Sixty D.C. Public Schools classrooms are being investigated for possible cheating on 2011 standardized tests -- up from just 18 classrooms in 2010 -- as city officials are now allowing D.C. Public Schools as well as the state schools agency to flag suspected teachers.
The Office of the State Superintendent of Education identified 24 classrooms with unusual numbers of incorrect answers erased and changed to the correct ones, or with unusually high test score gains on the D.C. Comprehensive Assessment System tests. DCPS flagged 36 classrooms using different formulas. The 60 DCPS classrooms to be investigated are spread across 30 schools, and represent 5 percent of all classrooms the DC CAS was administered to in 2011.
In 2010, OSSE asked Caveon Test Security to investigate 18 classrooms. Three of those DCPS classrooms saw their scores thrown out for suspected or confirmed cheating. One teacher was fired, while two left the school system.
"Even one example of impropriety poses a threat to the hard, demanding work that each and every one of our employees puts in on a daily basis," said Cate Swinburn, DCPS chief of data and accountability. "But we in no way should jump to conclusions -- an investigator's presence in a particular school or in [a] particular classroom over the next few months is not an indictment. ..."

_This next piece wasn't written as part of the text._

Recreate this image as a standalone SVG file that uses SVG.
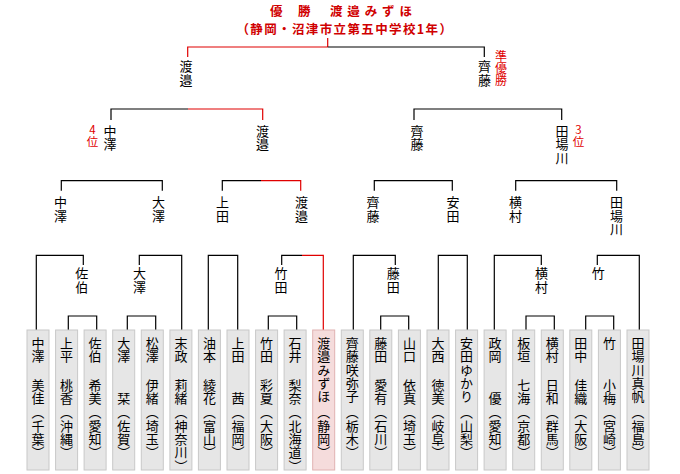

A new firm will replace Caveon as the auditor of whether testing irregularities add up to cheating.
Global firm Alvarez & Marsal, selected by OSSE, will investigate the classrooms and report back on any confirmed instances of cheating.
OSSE spokesman Marc Caposino said he could not comment on why OSSE recommended a new firm. "I believe it has something to do with the process of vendors that weren't selected, that's why we can't comment," he said.
DCPS officials said they supported OSSE's recommendation.
John Fremer, president of Caveon, said he was unsure why D.C. was moving in a different direction. Fremer said he had been misquoted in reports claiming that DCPS only let Caveon do a shallow probe; rather, he said, his firm had done everything possible.
Local political analyst Chuck Thies said the city was replacing Caveon because the public still believes cheating in D.C. schools hasn't been investigated thoroughly enough.
"This is politics and this is public relations, and sacrificial lambs are a part of the business," Thies said. "If [Caveon is] getting thrown under the bus and losing business from the District, well, they're a casualty of this war."